Find how many lines contain the word "this" and state that number alone.
===== Material for the task
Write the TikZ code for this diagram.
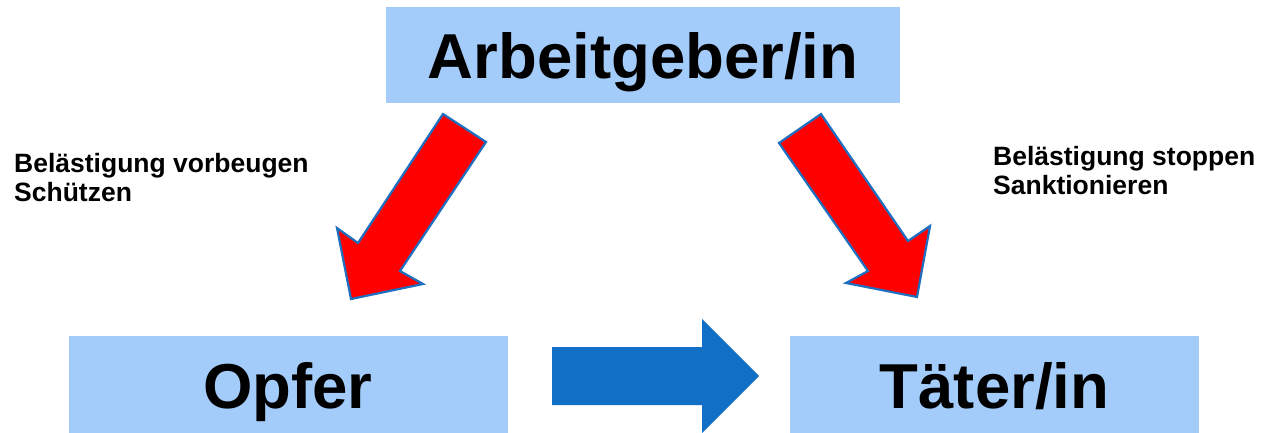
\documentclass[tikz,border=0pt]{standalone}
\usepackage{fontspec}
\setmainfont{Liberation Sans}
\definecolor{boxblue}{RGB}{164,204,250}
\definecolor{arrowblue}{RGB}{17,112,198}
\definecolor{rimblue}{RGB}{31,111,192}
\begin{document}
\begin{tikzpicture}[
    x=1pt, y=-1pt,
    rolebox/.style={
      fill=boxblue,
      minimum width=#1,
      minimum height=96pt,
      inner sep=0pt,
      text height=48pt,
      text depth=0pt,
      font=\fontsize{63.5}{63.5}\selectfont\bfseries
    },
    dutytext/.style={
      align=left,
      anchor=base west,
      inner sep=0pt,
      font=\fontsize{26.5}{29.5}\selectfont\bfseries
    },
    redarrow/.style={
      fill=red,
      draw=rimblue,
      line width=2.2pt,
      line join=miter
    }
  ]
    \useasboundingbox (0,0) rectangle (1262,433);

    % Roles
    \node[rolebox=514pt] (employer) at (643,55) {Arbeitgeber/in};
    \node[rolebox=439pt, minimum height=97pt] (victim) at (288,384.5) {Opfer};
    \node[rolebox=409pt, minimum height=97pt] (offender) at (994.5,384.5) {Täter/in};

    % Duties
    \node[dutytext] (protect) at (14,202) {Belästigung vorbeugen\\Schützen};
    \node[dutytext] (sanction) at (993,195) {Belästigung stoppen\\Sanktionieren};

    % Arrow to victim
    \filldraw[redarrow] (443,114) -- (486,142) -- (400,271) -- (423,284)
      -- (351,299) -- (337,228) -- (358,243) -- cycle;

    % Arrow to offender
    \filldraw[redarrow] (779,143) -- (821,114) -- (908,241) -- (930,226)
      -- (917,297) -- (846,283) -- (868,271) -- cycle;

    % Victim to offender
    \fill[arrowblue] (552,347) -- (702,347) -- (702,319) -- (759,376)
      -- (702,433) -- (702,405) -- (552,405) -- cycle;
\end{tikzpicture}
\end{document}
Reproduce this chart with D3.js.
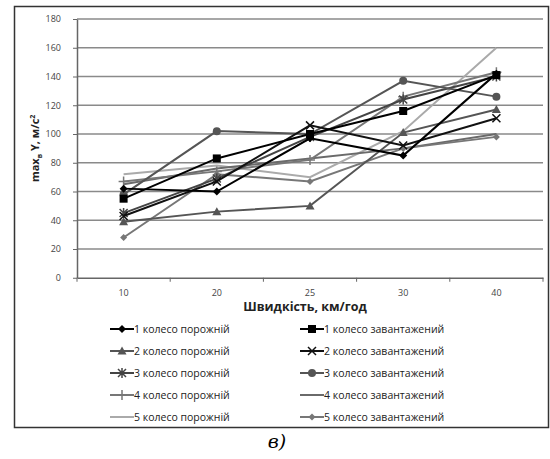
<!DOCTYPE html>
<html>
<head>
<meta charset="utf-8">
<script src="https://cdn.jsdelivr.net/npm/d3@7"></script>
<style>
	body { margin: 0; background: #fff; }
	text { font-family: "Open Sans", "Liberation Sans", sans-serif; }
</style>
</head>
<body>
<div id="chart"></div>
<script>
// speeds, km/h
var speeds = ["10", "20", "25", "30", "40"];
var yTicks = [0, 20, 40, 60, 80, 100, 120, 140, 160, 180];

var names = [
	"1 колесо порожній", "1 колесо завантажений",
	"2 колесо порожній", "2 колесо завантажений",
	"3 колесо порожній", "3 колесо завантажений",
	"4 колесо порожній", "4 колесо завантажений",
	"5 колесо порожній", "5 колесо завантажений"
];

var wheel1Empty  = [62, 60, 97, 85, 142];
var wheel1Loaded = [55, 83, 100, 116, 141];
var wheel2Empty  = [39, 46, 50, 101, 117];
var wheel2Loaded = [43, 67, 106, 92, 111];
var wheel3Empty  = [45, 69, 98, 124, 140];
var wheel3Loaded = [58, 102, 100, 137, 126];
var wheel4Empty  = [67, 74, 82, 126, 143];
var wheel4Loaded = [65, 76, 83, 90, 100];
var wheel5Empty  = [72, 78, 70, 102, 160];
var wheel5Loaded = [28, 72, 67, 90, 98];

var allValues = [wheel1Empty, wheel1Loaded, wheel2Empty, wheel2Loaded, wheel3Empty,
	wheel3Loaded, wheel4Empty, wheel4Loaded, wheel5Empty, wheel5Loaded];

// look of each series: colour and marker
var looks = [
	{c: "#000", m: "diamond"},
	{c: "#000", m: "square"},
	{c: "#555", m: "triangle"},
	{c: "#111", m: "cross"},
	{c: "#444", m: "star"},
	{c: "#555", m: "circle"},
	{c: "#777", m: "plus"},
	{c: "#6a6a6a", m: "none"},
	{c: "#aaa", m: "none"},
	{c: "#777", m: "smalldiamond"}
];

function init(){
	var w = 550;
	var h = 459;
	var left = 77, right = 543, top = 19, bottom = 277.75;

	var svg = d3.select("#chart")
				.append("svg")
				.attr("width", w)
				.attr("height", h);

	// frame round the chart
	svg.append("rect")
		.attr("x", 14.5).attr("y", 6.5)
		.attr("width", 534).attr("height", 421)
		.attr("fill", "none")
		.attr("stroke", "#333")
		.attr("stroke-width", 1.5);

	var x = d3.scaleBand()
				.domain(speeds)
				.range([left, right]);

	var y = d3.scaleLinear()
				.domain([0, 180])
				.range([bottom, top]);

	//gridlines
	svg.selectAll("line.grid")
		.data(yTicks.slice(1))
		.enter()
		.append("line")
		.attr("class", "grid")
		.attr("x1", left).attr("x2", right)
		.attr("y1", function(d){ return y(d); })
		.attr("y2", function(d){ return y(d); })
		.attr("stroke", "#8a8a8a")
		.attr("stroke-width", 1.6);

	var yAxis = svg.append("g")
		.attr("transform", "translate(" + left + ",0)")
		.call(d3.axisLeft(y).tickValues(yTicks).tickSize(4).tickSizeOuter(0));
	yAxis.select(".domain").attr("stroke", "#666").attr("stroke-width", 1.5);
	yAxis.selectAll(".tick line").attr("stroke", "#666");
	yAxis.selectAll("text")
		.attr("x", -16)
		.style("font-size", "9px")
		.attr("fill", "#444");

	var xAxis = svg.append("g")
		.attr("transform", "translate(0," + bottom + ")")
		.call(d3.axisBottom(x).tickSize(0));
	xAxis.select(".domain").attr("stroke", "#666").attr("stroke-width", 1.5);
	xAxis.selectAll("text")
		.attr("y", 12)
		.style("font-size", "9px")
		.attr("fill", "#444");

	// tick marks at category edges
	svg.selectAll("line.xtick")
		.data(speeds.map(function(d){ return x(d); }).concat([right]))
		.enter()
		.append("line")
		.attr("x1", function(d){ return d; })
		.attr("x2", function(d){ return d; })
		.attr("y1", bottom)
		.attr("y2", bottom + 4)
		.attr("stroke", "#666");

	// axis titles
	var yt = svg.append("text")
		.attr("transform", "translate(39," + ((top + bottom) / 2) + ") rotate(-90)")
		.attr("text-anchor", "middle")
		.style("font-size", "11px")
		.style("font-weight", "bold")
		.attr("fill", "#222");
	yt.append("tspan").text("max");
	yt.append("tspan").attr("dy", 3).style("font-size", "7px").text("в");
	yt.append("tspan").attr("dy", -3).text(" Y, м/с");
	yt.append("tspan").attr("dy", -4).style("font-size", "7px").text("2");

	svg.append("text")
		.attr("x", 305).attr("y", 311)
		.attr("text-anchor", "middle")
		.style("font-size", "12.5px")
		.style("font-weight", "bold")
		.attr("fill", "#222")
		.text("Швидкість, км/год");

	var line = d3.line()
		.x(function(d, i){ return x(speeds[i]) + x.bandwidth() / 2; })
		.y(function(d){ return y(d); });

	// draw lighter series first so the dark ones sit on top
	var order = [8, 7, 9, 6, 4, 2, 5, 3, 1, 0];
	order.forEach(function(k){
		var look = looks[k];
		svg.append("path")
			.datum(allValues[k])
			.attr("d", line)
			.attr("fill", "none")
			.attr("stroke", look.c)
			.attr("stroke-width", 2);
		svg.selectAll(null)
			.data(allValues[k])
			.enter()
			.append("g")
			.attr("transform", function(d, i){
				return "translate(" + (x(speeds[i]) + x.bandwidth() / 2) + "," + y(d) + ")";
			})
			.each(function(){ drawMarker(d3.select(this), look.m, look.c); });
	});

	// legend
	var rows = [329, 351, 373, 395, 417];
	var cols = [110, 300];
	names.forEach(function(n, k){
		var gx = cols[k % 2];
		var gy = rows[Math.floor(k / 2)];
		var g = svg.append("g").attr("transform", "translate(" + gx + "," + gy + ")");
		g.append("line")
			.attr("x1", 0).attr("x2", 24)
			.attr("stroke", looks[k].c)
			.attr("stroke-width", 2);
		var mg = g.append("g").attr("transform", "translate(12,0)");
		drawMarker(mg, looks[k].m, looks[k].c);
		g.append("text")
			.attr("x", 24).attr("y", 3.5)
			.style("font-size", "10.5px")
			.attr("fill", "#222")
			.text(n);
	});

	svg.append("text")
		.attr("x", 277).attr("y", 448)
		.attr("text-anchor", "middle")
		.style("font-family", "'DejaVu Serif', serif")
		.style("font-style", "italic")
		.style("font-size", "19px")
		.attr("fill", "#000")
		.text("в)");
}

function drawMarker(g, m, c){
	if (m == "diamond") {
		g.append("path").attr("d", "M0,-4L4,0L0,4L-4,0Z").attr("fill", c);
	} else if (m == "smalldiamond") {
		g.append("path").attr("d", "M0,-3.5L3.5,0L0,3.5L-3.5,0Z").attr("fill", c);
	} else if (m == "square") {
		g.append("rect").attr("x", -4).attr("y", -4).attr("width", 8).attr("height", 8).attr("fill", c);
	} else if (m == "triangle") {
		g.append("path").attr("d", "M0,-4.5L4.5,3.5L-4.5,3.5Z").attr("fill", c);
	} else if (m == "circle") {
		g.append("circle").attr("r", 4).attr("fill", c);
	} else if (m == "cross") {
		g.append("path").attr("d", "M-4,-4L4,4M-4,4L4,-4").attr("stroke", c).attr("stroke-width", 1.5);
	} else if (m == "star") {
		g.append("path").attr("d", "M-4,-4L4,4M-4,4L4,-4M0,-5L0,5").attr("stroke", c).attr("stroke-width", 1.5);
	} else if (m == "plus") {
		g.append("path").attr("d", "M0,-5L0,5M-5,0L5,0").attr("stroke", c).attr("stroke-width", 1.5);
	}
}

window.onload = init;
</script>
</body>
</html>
==========
→ **Completed task**:
3